--- Start of SOURCE MATERIAL ---
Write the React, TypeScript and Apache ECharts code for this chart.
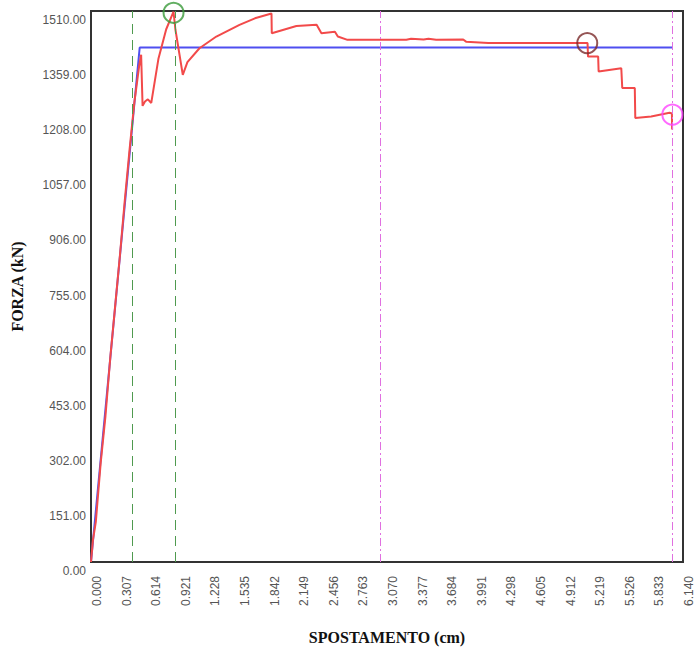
import React, { useEffect, useRef } from "react";
import * as echarts from "echarts";

// Experimental curve (red)
const redX = [0, 0.02, 0.05, 0.1, 0.15, 0.2, 0.25, 0.3, 0.35, 0.4, 0.45, 0.48, 0.5, 0.52, 0.535, 0.56, 0.59, 0.625, 0.7, 0.78, 0.856, 0.875, 0.952, 1.0, 1.125, 1.3, 1.54, 1.7, 1.872, 1.875, 2.13, 2.34, 2.39, 2.53, 2.56, 2.66, 3.27, 3.32, 3.45, 3.5, 3.58, 3.86, 3.89, 4.12, 5.15, 5.155, 5.26, 5.265, 5.5, 5.51, 5.64, 5.645, 5.81, 6.0, 6.025, 6.027];
const redY = [0, 60, 110, 270, 400, 560, 700, 840, 990, 1130, 1260, 1320, 1360, 1390, 1250, 1262, 1268, 1258, 1380, 1460, 1508, 1460, 1335, 1370, 1408, 1440, 1472, 1490, 1503, 1449, 1469, 1472, 1449, 1453, 1440, 1431, 1431, 1434, 1432, 1434, 1431, 1432, 1426, 1422, 1422, 1385, 1385, 1344, 1353, 1299, 1299, 1217, 1221, 1231, 1229, 1185];

// Bilinear idealisation (blue)
const blueX = [0, 0.505, 6.03];
const blueY = [0, 1410, 1410];

// Reference vertical lines
const greenLinesX = [0.43, 0.866];
const magentaLinesX = [3.003, 6.03];

// Marked points
const peakPoint = [0.856, 1505];
const brownPoint = [5.147, 1422];
const magentaPoint = [6.03, 1226];

// Axis settings
const yMax = 1510;
const yStep = 151;
const xMax = 6.14;
const xStep = 0.307;

export default function App() {
  const ref = useRef<HTMLDivElement>(null);

  useEffect(() => {
    if (!ref.current) return;
    const chart = echarts.init(ref.current, undefined, { renderer: "svg" });
    const labelColor = "#555";
    const option = {
      animation: false,
      backgroundColor: "#fff",
      grid: {
        left: 91,
        right: 13,
        top: 11,
        bottom: 86,
        show: true,
        borderColor: "#333",
        borderWidth: 2,
      },
      xAxis: {
        type: "value",
        min: 0,
        max: xMax,
        interval: xStep,
        name: "SPOSTAMENTO (cm)",
        nameLocation: "middle",
        nameGap: 67,
        nameTextStyle: {
          fontFamily: "Liberation Serif",
          fontWeight: "bold",
          fontSize: 16,
          color: "#111",
        },
        axisLine: { show: true, lineStyle: { color: "#333", width: 2 } },
        axisTick: { show: false },
        splitLine: { show: false },
        axisLabel: {
          rotate: 90,
          margin: 14,
          color: labelColor,
          fontFamily: "Liberation Sans",
          fontSize: 12,
          verticalAlign: "top",
          lineHeight: 12,
          showMaxLabel: true,
          formatter: (v: number) => v.toFixed(3),
        },
      },
      yAxis: {
        type: "value",
        min: 0,
        max: yMax,
        interval: yStep,
        name: "FORZA (kN)",
        nameLocation: "middle",
        nameGap: 66,
        nameTextStyle: {
          fontFamily: "Liberation Serif",
          fontWeight: "bold",
          fontSize: 16,
          color: "#111",
        },
        axisLine: { show: true, lineStyle: { color: "#333", width: 2 } },
        axisTick: { show: false },
        splitLine: { show: false },
        axisLabel: {
          margin: 5,
          color: labelColor,
          fontFamily: "Liberation Sans",
          fontSize: 12,
          verticalAlign: "top",
          lineHeight: 18,
          formatter: (v: number) => v.toFixed(2),
        },
      },
      series: [
        {
          type: "line",
          name: "blue",
          data: blueX.map((x, i) => [x, blueY[i]]),
          symbol: "none",
          lineStyle: { color: "#4f4ff0", width: 2 },
          z: 3,
          markLine: {
            silent: true,
            symbol: "none",
            label: { show: false },
            data: [
              ...greenLinesX.map((x) => ({
                xAxis: x,
                lineStyle: { color: "#4f9a4f", width: 1, type: [10, 6] },
              })),
              ...magentaLinesX.map((x) => ({
                xAxis: x,
                lineStyle: { color: "#e070e0", width: 1, type: [8, 3, 2, 3] },
              })),
            ],
          },
        },
        {
          type: "line",
          name: "red",
          data: redX.map((x, i) => [x, redY[i]]),
          symbol: "none",
          lineStyle: { color: "#f24a4a", width: 2 },
          z: 4,
        },
        {
          type: "scatter",
          data: [peakPoint],
          symbol: "circle",
          symbolSize: 20,
          itemStyle: { color: "rgba(0,0,0,0)", borderColor: "#3a9a3a", borderWidth: 2 },
          z: 5,
        },
        {
          type: "scatter",
          data: [brownPoint],
          symbol: "circle",
          symbolSize: 20,
          itemStyle: { color: "rgba(0,0,0,0)", borderColor: "#7a2a2a", borderWidth: 2 },
          z: 5,
        },
        {
          type: "scatter",
          data: [magentaPoint],
          symbol: "circle",
          symbolSize: 20,
          itemStyle: { color: "rgba(0,0,0,0)", borderColor: "#ff44ff", borderWidth: 2 },
          z: 5,
        },
      ],
    };
    chart.setOption(option as any);
    return () => chart.dispose();
  }, []);

  return (
    <div
      ref={ref}
      style={{ position: "fixed", left: 0, top: 0, width: 696, height: 650 }}
    />
  );
}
--- End of SOURCE MATERIAL ---
Transcribe exactly, with no pictures, the lines running from the first line of the material through the line holding "import * as".

■ WRITTEN SOLUTION:
Write the React, TypeScript and Apache ECharts code for this chart.
import React, { useEffect, useRef } from "react";
import * as echarts from "echarts";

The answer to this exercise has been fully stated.